Ok, stop there. Why do we stare? Because we automatically are drawn to notice things that are not part of our normal environment. Why? Well, go back a few million years, and consider the Fight or Flight response. The only ones who survived were the ones who could notice and deal with danger.

But people with differences are not a danger to me, right?

Right, but let the evolutionary process flow, and consider that maybe in the past, someone stronger or bigger than you - someone different from you - might indeed be a danger.

Moving forward in time:

So why do I have to say a blessing when I see someone with a difference?

To acknowledge that normal human reaction to stare, and to frame it within an appreciation of G-d's creation.

We're gonna stare, might as well say a blessing about it!

Why are there two different blessings?

The first is to be used when the difference is "natural", created by G-d. The second is to acknowledge that "stuff happens" in our lives (accidents, illnesses) and G-d is still involved in the process of our development. (The same blessing, "...the righteous judge" is also said when you hear about a death.)


When do you say these blessings? What makes you NOTICE someone who is different from your version of normal?

Would I have to say the first blessing every time I saw my daughter? Every time I see someone at shul who uses a cane or walker? Would my friend Tammy (see blog post above) have to say it every time she changed her son's trach?
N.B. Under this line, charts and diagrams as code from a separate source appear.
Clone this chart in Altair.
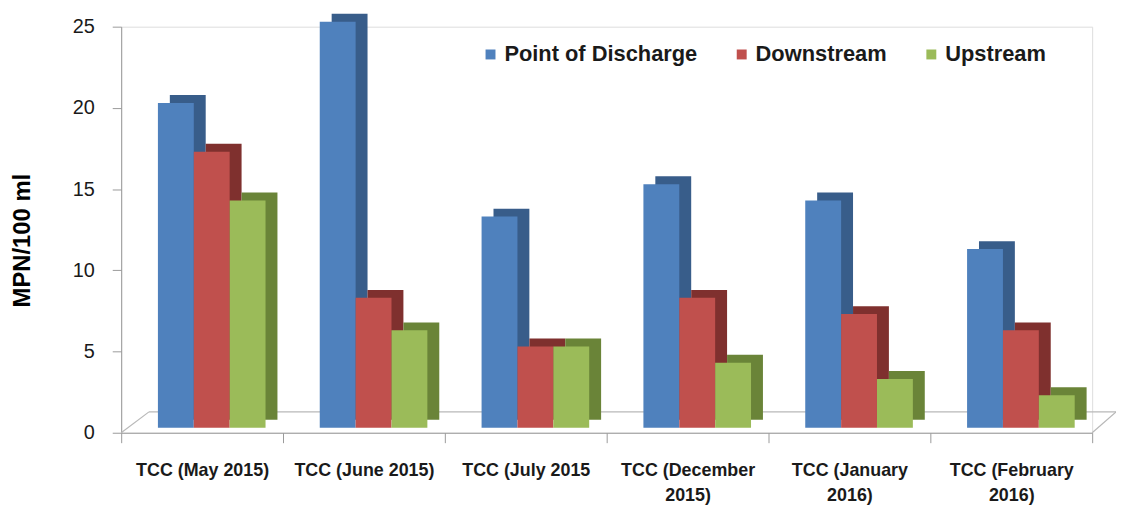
import altair as alt
import pandas as pd

categories = ["TCC (May 2015)", "TCC (June 2015)", "TCC (July 2015",
              "TCC (December 2015)", "TCC (January 2016)", "TCC (February 2016)"]
series = ["Point of Discharge", "Downstream", "Upstream"]
point_of_discharge = [20, 25, 13, 15, 14, 11]
downstream = [17, 8, 5, 8, 7, 6]
upstream = [14, 6, 5, 4, 3, 2]

front_colors = ["#4F81BD", "#C0504D", "#9BBB59"]
side_colors = ["#385D8A", "#7F302E", "#6A8438"]

rows = []
for i, c in enumerate(categories):
    for s, vals in zip(series, [point_of_discharge, downstream, upstream]):
        rows.append({"category": c, "series": s, "value": vals[i]})
df = pd.DataFrame(rows)

W, H = 978, 409
step = W / len(categories)
bw = step * 0.665          # width of the three front faces together
start = 37                 # front faces start this far right of the band edge
depth_x, depth_y = 12, 8   # 3-D depth of the bars
base_lift = 5

x_enc = alt.X("category:N", sort=categories,
              scale=alt.Scale(paddingInner=0, paddingOuter=0),
              axis=alt.Axis(title=None, labelAngle=0, tickBand="extent",
                            labelFont="Liberation Sans", labelFontWeight="bold",
                            labelFontSize=18, labelColor="#1a1a1a",
                            labelLineHeight=25, labelPadding=19,
                            labelExpr="length(datum.label) > 16 ? [slice(datum.label, 0, lastindexof(datum.label, ' ')), slice(datum.label, lastindexof(datum.label, ' ') + 1)] : datum.label",
                            domainColor="#9a9a9a", tickColor="#9a9a9a", tickSize=10,
                            labelLimit=200))
y_enc = alt.Y("value:Q", scale=alt.Scale(domain=[0, 25], nice=False),
              axis=alt.Axis(title="MPN/100 ml", values=[0, 5, 10, 15, 20, 25],
                            grid=False, labelFont="Liberation Sans", labelFontSize=20,
                            labelColor="#1a1a1a", labelPadding=18, tickSize=9,
                            tickColor="#9a9a9a", domainColor="#9a9a9a",
                            titleFont="Liberation Sans", titleFontSize=24,
                            titleFontWeight="bold", titleColor="#000000",
                            titleX=-99, titleY=215, titleBaseline="middle",
                            titleAlign="center"))

base = alt.Chart(df)

back = base.mark_bar(yOffset=-(base_lift + depth_y), y2Offset=-(base_lift + depth_y)).encode(
    x=x_enc,
    xOffset=alt.XOffset("series:N", sort=series,
                        scale=alt.Scale(range=[start + depth_x, start + depth_x + bw],
                                        paddingInner=0, paddingOuter=0)),
    y=y_enc,
    y2=alt.datum(0),
    color=alt.Color("series:N", sort=series,
                    scale=alt.Scale(domain=series, range=side_colors), legend=None),
)

front = base.mark_bar(yOffset=-base_lift, y2Offset=-base_lift).encode(
    x=x_enc,
    xOffset=alt.XOffset("series:N", sort=series,
                        scale=alt.Scale(range=[start, start + bw],
                                        paddingInner=0, paddingOuter=0)),
    y=y_enc,
    y2=alt.datum(0),
    color=alt.Color("series:N", sort=series,
                    scale=alt.Scale(domain=series, range=front_colors),
                    legend=alt.Legend(title=None, orient="none", direction="horizontal",
                                      legendX=361, legendY=17, symbolType="square",
                                      symbolSize=100, symbolStrokeWidth=0,
                                      labelFont="Liberation Sans", labelFontSize=22,
                                      labelFontWeight="bold", labelColor="#1a1a1a",
                                      labelOffset=3, columnPadding=33, padding=0,
                                      labelLimit=300)),
)

floor_color = "#b8b8b8"
one = pd.DataFrame({"v": [0]})
floor_back = alt.Chart(one).mark_rule(
    color=floor_color, strokeWidth=1.2, yOffset=-21).encode(
    x=alt.value(28), x2=alt.value(W + 24), y=alt.datum(0))
floor_left = alt.Chart(one).mark_rule(
    color=floor_color, strokeWidth=1.2, y2Offset=-21).encode(
    x=alt.value(0), x2=alt.value(28), y=alt.datum(0), y2=alt.datum(0))
floor_right = alt.Chart(one).mark_rule(
    color=floor_color, strokeWidth=1.2, y2Offset=-21).encode(
    x=alt.value(W), x2=alt.value(W + 24), y=alt.datum(0), y2=alt.datum(0))

chart = alt.layer(floor_back, floor_left, floor_right, back, front).resolve_scale(
    color="independent", xOffset="independent"
).properties(
    width=W, height=H,
    autosize=alt.AutoSizeParams(type="none"),
    padding={"left": 114, "top": 17, "right": 24, "bottom": 74},
).configure_view(stroke=None).configure(background="white")

chart.save("out.html", embed_options={"renderer": "svg", "actions": False})
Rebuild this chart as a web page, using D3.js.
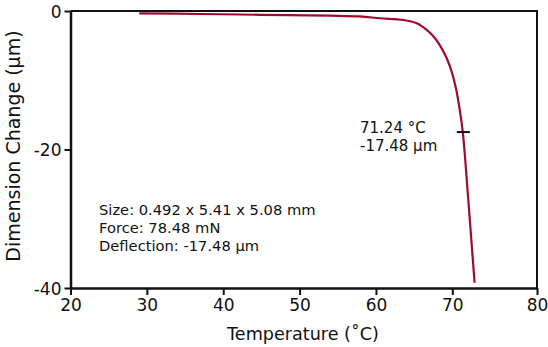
<!DOCTYPE html>
<html>
<head>
<meta charset="utf-8">
<script src="https://cdn.jsdelivr.net/npm/d3@7"></script>
<style>
  html, body { margin: 0; padding: 0; background: #fff; }
  svg { display: block; font-family: "DejaVu Sans", sans-serif; }
</style>
</head>
<body>
<svg id="chart" width="548" height="347"></svg>
<script>
// Dimension change of the specimen versus temperature
const temperature = [29.0, 36.96, 44.82, 53.98, 57.91, 60.53, 63.58, 65.34, 66.65, 67.74,
                     68.61, 69.27, 69.92, 70.43, 70.91, 71.24, 71.89, 72.63];
const dimensionChange = [-0.33, -0.43, -0.55, -0.68, -0.79, -1.05, -1.30, -1.78, -2.74, -3.94,
                         -5.39, -6.83, -8.77, -11.16, -14.54, -17.48, -27.29, -39.24];

const xTicks = [20, 30, 40, 50, 60, 70, 80];
const yTicks = [0, -20, -40];

// Marked point on the curve
const markerT = 71.24;
const markerD = -17.48;

const infoLines = ["Size: 0.492 x 5.41 x 5.08 mm", "Force: 78.48 mN", "Deflection: -17.48 µm"];
const markerLines = [markerT.toFixed(2) + " °C", markerD.toFixed(2) + " µm"];

const plot = { left: 70.5, right: 537, top: 11, bottom: 288 };
const svg = d3.select("#chart");

const x = d3.scaleLinear().domain([20, 70, 80]).range([plot.left, 452.3, plot.right]);
const y = d3.scaleLinear().domain([0, -40]).range([plot.top, plot.bottom]);

const curveColor = "#9e0b2f";
const ink = "#111";

// frame (top and right edges)
svg.append("path")
  .attr("d", `M${plot.left},${plot.top}H${plot.right}V${plot.bottom}`)
  .attr("fill", "none").attr("stroke", ink).attr("stroke-width", 2);

// axes
const plain = d => String(d);
const xAxis = svg.append("g")
  .attr("transform", `translate(0,${plot.bottom})`)
  .call(d3.axisBottom(x).tickValues(xTicks).tickSize(7).tickSizeOuter(0).tickPadding(4).tickFormat(plain));
const yAxis = svg.append("g")
  .attr("transform", `translate(${plot.left},0)`)
  .call(d3.axisLeft(y).tickValues(yTicks).tickSize(6).tickSizeOuter(0).tickPadding(3).tickFormat(plain));

[xAxis, yAxis].forEach(g => {
  g.select(".domain").attr("stroke", ink).attr("stroke-width", 2.5);
  g.selectAll(".tick line").attr("stroke", ink).attr("stroke-width", 2);
  g.selectAll(".tick text").attr("fill", ink).attr("font-size", 17)
    .attr("font-family", "DejaVu Sans, sans-serif");
});
yAxis.selectAll(".tick text").attr("dy", "0.36em");

// curve
const line = d3.line()
  .x((d, i) => x(temperature[i]))
  .y(d => y(d))
  .curve(d3.curveCatmullRom.alpha(0.5));
svg.append("path")
  .datum(dimensionChange)
  .attr("d", line)
  .attr("fill", "none")
  .attr("stroke", curveColor)
  .attr("stroke-width", 2.2);

// marker tick
svg.append("line")
  .attr("x1", x(markerT) - 6).attr("x2", x(markerT) + 7)
  .attr("y1", y(markerD)).attr("y2", y(markerD))
  .attr("stroke", ink).attr("stroke-width", 2);

// marker label
svg.append("g").selectAll("text").data(markerLines).join("text")
  .attr("x", 360).attr("y", (d, i) => 133 + i * 18)
  .attr("font-size", 15).attr("fill", ink)
  .text(d => d);

// specimen info
svg.append("g").selectAll("text").data(infoLines).join("text")
  .attr("x", 99).attr("y", (d, i) => 215 + i * 18)
  .attr("font-size", 14.7).attr("fill", ink)
  .text(d => d);

// axis titles
svg.append("text")
  .attr("x", 303).attr("y", 340)
  .attr("text-anchor", "middle").attr("font-size", 17.6).attr("fill", ink)
  .text("Temperature (˚C)");
svg.append("text")
  .attr("transform", `translate(20,146) rotate(-90)`)
  .attr("text-anchor", "middle").attr("font-size", 19).attr("fill", ink)
  .text("Dimension Change (µm)");
</script>
</body>
</html>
These people in our lives are not DIFFERENT to us. They are a normal part of our lives. And that might extend to our reactions beyond our own circle of friends.

I don't know many people who need to use wheelchairs, but I do know some. I don't see them every day. But when I do see them, I don't notice the wheelchair.

But I know fewer people missing a limb. That still catches my attention. And perhaps the first time I see such a person after a long time, I should probably say the blessing ("ah, how do you know whether it was from birth or happened after?!" I don't. Just guess.)

People in our circle are used to seeing Sofia. She is not Different, any more than Micah or Sam is Different, in their eyes. So maybe when they see the adults at the local supermarket who have Down syndrome, they no longer see those people as Different either, but rather as someone individual and unique who looks a little like Sofia.

But certainly there are many people who live in very limited worlds. Who ONLY see people who are JUST LIKE THEM. Who cannot see clearly that every person is unique and different and wonderful and important in their own way.

I think I would say a blessing on seeing THOSE people!

(Ah, thanks, Tammy, for giving me something of content to write about!)